Problem description →
Restate each line word for word. Leave out every picture.

-- start of Dataset content --

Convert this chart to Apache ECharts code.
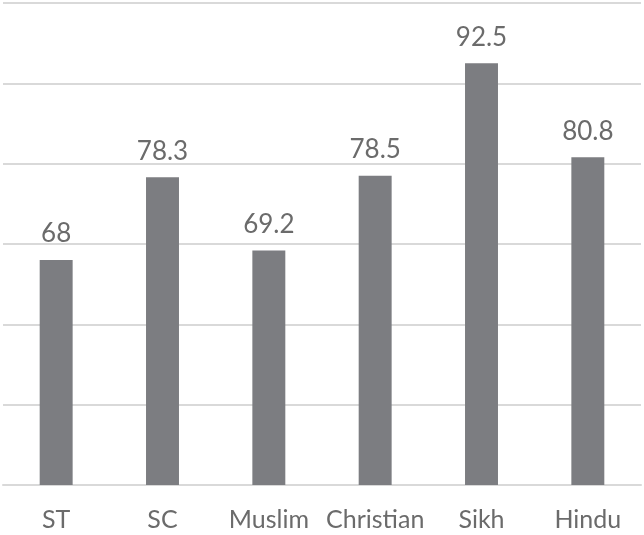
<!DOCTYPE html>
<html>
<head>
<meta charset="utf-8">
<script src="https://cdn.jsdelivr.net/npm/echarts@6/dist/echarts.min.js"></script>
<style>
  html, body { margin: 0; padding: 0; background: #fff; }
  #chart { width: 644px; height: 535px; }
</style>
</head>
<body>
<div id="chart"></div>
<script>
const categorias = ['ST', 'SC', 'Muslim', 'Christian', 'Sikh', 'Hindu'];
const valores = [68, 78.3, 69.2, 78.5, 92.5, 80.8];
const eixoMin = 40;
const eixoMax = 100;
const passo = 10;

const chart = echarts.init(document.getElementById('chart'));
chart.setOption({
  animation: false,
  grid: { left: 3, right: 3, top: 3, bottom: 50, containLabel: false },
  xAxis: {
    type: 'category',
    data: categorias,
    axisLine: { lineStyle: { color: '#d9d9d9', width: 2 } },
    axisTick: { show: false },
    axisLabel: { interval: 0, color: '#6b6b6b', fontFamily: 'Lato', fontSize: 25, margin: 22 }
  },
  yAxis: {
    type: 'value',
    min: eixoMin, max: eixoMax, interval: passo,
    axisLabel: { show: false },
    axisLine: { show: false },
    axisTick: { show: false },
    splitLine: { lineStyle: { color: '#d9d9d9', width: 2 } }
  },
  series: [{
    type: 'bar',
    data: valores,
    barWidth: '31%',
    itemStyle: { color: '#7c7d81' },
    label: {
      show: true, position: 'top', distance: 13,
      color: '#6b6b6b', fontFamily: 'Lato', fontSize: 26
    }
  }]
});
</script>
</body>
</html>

-- end of Dataset content --

Solution for this task →
Convert this chart to Apache ECharts code.
<!DOCTYPE html>
<html>
<head>
<meta charset="utf-8">
<script src="https://cdn.jsdelivr.net/npm/echarts@6/dist/echarts.min.js"></script>
<style>
  html, body { margin: 0; padding: 0; background: #fff; }
  #chart { width: 644px; height: 535px; }
</style>
</head>
<body>
<div id="chart"></div>
<script>
const categorias = ['ST', 'SC', 'Muslim', 'Christian', 'Sikh', 'Hindu'];
const valores = [68, 78.3, 69.2, 78.5, 92.5, 80.8];
const eixoMin = 40;
const eixoMax = 100;
const passo = 10;

const chart = echarts.init(document.getElementById('chart'));
chart.setOption({
  animation: false,
  grid: { left: 3, right: 3, top: 3, bottom: 50, containLabel: false },
  xAxis: {
    type: 'category',
    data: categorias,
    axisLine: { lineStyle: { color: '#d9d9d9', width: 2 } },
    axisTick: { show: false },
    axisLabel: { interval: 0, color: '#6b6b6b', fontFamily: 'Lato', fontSize: 25, margin: 22 }
  },
  yAxis: {
    type: 'value',
    min: eixoMin, max: eixoMax, interval: passo,
    axisLabel: { show: false },
    axisLine: { show: false },
    axisTick: { show: false },
    splitLine: { lineStyle: { color: '#d9d9d9', width: 2 } }
  },
  series: [{
    type: 'bar',
    data: valores,
    barWidth: '31%',
    itemStyle: { color: '#7c7d81' },
    label: {
      show: true, position: 'top', distance: 13,
      color: '#6b6b6b', fontFamily: 'Lato', fontSize: 26
    }
  }]
});
</script>
</body>
</html>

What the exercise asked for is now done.